» SET EXERCISE
Check each line of the material below for "React". Report how many have it, with no other words.

» LISTED RECORDS
^^^^^^^^

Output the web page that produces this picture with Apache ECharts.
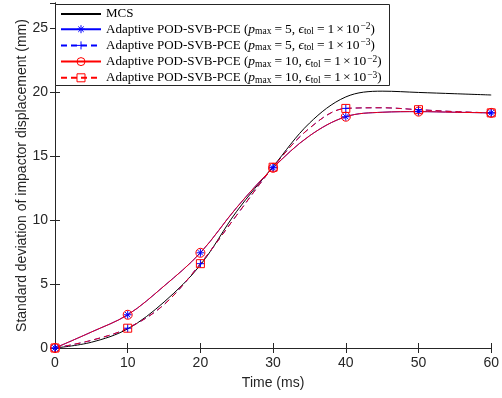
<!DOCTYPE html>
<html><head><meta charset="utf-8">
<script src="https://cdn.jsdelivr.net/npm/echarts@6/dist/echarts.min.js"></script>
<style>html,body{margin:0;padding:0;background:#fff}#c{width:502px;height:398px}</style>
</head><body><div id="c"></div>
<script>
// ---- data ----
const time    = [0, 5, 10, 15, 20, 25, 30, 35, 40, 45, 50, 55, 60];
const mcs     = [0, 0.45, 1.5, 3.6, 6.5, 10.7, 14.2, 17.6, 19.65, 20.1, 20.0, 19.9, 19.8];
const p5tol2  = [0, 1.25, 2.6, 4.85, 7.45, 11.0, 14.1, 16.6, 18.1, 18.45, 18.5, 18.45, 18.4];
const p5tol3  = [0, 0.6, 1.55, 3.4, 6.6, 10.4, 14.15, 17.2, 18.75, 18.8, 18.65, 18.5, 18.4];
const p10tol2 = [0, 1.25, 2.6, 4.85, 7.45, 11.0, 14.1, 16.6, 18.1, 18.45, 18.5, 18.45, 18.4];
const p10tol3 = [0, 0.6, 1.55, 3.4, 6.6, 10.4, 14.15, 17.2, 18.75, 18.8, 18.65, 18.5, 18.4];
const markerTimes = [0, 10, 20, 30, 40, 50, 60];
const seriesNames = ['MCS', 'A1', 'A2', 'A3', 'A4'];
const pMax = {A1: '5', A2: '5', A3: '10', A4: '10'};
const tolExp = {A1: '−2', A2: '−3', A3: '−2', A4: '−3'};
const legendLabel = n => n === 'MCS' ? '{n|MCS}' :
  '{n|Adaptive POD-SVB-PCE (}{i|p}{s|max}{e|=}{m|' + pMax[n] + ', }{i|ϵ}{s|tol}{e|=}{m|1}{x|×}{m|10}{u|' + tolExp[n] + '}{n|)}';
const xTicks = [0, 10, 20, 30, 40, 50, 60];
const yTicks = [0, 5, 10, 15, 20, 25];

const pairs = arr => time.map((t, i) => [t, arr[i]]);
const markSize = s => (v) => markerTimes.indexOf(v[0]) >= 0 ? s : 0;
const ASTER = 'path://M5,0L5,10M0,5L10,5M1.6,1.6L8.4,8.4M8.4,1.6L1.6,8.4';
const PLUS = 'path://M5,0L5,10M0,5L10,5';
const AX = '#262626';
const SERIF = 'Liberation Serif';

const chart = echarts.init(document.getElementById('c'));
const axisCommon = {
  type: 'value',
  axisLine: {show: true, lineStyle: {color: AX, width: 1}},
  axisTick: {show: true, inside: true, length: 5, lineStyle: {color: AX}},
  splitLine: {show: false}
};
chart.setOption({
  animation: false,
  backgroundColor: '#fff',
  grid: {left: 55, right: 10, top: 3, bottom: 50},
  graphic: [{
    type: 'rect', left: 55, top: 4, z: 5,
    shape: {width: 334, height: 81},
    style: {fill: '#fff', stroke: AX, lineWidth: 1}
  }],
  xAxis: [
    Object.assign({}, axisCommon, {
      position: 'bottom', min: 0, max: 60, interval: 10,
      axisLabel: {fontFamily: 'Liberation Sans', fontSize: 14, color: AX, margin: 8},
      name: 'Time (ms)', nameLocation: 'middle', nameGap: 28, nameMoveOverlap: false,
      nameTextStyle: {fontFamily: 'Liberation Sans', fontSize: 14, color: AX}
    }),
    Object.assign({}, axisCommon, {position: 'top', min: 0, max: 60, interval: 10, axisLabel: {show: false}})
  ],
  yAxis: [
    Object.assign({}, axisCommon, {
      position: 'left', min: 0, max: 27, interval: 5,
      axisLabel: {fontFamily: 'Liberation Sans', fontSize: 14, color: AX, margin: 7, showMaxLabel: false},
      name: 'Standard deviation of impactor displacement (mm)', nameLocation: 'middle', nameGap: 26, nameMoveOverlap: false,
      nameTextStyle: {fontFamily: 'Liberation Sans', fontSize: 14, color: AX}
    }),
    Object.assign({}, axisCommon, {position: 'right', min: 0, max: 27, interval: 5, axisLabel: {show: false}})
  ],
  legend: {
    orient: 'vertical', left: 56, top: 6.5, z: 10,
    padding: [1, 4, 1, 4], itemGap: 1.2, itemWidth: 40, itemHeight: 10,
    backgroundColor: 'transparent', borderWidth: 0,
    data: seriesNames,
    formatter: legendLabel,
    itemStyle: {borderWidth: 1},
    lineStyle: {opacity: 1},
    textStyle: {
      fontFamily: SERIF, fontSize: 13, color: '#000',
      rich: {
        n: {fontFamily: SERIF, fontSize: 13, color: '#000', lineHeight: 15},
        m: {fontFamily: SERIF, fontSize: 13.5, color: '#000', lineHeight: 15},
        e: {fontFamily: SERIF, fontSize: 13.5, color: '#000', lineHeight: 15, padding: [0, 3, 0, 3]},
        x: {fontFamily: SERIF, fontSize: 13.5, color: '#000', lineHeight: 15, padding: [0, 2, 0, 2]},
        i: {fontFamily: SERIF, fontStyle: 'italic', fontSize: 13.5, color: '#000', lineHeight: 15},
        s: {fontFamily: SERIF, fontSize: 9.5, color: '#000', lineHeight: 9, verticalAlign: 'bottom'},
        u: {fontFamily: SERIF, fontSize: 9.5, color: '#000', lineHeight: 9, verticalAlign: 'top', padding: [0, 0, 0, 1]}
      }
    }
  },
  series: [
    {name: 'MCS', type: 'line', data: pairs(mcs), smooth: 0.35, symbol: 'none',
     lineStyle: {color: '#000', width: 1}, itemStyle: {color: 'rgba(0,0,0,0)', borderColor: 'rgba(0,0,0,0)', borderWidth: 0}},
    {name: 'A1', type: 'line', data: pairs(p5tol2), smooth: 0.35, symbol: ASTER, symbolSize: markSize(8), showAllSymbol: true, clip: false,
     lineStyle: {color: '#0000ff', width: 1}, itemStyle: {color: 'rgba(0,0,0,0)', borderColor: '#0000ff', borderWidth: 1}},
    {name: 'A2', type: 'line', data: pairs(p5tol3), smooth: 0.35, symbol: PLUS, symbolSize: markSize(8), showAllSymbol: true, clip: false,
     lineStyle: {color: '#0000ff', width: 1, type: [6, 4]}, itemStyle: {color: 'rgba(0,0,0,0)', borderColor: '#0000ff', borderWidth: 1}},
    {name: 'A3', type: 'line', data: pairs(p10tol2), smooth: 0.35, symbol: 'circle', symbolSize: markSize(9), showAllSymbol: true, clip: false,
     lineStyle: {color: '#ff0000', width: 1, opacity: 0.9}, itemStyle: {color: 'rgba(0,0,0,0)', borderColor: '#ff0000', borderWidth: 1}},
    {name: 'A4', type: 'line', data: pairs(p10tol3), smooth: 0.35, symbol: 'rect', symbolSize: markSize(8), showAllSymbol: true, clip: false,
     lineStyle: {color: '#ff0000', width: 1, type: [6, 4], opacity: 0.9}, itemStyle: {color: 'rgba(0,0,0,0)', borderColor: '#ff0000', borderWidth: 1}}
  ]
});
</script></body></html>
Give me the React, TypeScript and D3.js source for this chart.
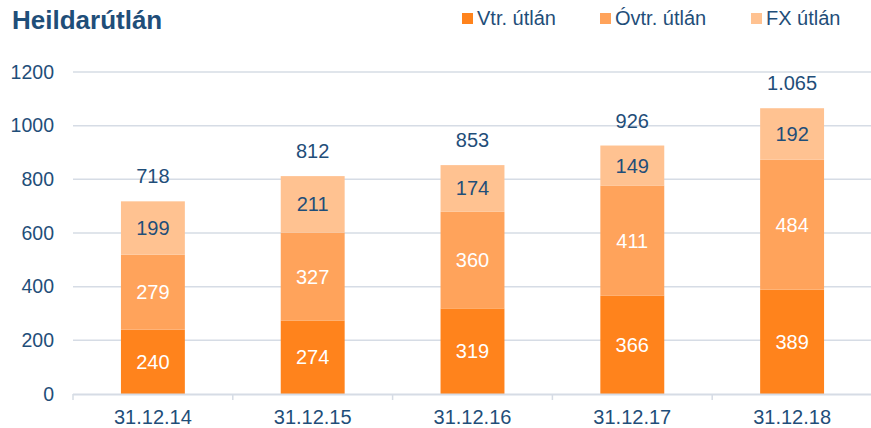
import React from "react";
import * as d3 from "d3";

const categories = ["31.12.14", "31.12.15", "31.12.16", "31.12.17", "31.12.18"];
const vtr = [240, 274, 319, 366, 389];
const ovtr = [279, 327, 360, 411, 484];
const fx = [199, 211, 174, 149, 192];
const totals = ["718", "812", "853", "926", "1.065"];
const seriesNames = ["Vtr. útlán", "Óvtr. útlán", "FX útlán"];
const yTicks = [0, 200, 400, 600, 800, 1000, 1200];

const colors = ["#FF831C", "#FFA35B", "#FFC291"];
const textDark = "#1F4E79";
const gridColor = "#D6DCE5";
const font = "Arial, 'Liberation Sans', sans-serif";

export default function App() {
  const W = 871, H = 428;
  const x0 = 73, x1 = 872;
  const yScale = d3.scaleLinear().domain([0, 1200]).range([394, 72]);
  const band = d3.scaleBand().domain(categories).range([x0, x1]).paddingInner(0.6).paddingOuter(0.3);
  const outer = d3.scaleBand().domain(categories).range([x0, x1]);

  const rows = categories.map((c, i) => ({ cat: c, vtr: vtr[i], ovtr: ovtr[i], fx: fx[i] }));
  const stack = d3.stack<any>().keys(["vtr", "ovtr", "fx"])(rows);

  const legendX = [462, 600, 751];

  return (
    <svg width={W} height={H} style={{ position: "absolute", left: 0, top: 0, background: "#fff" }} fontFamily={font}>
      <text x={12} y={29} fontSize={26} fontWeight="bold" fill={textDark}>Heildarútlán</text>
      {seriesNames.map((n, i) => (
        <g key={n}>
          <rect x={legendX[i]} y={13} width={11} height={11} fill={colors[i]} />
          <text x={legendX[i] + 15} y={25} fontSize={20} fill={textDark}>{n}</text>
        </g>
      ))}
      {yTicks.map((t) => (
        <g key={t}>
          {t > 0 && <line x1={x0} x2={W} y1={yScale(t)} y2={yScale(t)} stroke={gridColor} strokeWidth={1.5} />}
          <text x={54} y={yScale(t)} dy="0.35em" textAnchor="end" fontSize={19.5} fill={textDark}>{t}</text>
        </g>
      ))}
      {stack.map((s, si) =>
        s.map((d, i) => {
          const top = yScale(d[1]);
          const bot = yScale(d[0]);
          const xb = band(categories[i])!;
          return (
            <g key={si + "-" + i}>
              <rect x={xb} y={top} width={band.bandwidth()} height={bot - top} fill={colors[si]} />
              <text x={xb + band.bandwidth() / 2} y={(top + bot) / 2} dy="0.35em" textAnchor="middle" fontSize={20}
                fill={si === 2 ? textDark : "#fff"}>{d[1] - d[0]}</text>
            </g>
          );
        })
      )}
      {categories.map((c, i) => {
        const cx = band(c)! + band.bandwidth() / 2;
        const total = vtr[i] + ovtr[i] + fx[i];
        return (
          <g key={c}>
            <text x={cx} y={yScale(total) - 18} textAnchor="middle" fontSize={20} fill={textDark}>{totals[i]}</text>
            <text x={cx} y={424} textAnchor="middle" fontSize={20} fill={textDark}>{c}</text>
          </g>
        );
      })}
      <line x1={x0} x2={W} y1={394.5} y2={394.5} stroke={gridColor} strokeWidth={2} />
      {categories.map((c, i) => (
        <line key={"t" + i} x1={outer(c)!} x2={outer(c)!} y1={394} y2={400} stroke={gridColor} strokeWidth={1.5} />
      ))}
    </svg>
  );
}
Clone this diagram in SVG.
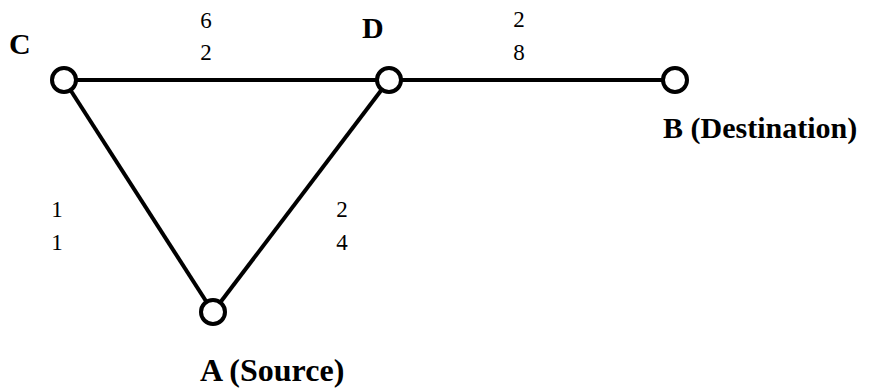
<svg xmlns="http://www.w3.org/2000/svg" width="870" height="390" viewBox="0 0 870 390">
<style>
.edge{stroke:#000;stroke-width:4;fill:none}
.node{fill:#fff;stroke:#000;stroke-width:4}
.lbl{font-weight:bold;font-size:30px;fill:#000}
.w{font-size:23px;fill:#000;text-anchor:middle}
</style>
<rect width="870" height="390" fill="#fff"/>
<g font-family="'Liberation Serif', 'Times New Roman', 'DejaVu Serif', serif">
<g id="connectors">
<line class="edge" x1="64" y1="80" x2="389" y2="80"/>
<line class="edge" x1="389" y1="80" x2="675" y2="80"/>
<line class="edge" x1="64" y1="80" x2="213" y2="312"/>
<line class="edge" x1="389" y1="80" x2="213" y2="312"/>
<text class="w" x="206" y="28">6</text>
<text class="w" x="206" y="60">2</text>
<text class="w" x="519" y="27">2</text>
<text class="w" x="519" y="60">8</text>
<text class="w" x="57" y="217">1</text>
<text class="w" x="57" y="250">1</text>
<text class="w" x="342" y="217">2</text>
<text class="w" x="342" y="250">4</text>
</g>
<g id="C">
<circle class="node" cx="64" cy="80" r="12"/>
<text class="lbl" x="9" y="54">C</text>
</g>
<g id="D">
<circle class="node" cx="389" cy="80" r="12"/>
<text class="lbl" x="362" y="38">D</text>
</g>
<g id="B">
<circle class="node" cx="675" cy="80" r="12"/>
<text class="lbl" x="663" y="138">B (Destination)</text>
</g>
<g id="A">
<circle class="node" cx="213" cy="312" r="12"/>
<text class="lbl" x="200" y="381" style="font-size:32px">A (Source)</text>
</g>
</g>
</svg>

^^^^^^^^

» EXERCISE ANSWER
2